Bad campaigns are occupational hazards.

You might have been able to sense my frustration following the disastrous Heather Maloney campaign (ahem), but it had been so long since I'd run a disastrous campaign that I forgot one simple fact of PR: no matter how good a publicist is, some campaigns just suck!

Like the Downtown Harvest campaign in which I wrote a very specific press release for a show and began promoting it, only to find that the supporting acts, and thus the nature of the show, kept changing for reasons unknown to me. And amidst all the resulting confusion, I was able to get only one writer interested in covering the show -- but he couldn't make it because the show was set to run too late!

Or what was supposed to be an oh-so-important campaign for The Josh and Pete Band, in which no one could seem to get show info from the venue in time, but I had to start the campaign. After I'd been promoting for a while, the venue listed the show -- without The Josh and Pete Band! A decidedly unfunny comedy of errors ensued between the venue and the band while I had to switch from "urgent" to "dormant" until the mess was settled. By which point, of course, the campaign was dead.
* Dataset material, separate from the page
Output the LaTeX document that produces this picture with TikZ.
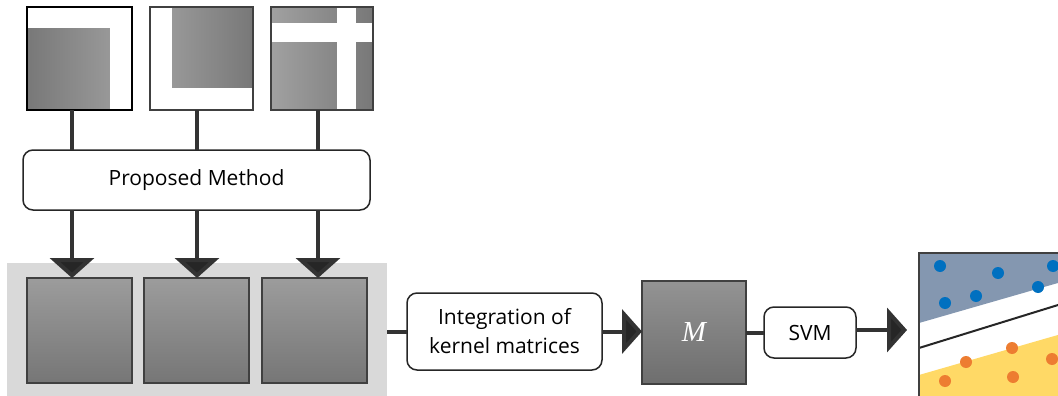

Smaller, but equally unsettling, developments can be expected as well. Like the writer who was expected to cover the Audible Eye show -- but she never showed up. Or the carefully-booked, precisely-promoted Laura Cheadle show onto which someone (most likely from the venue) belatedly tacked on an ill-fitting extra act who was not the least bit welcome.....but it's not like we had any say in the matter!

When things go well in this line of work, it's wonderful. But every field sucks in some ways, right?

Monday, July 18, 2011

Holy Maloney!

Can baby say, "Epic fail"?

With this Heather Maloney campaign, I started off getting surprisingly little interest, finding in the process that tech snafus had ruined the formatting of my press release and may have thus sabotaged my efforts. Bloody but unbowed, I sent out a corrected press release and gained a tad more traction. Still not getting enough interest, I contacted friends of mine outside of the media who had shown an interest in Heather, hoping they'd come to the show and/or help spread the word. I gained a little more traction. One week before the show, I sent out a reminder to my media contacts and got an offer for an interview. Now we were cooking! But when I asked Heather's manager if she was available for the interview, he wrote back not only that she was unavailable, but that....

HER SHOW HAD BEEN POSTPONED INDEFINITELY!

That's right, Heather's show this Thursday at Roosevelt's is NOT HAPPENING until God knows when.

Leading me, of course, to have to send out retractions and make amends with everyone who had expressed an interest.

Remind me, why do I want to stay in this line of work?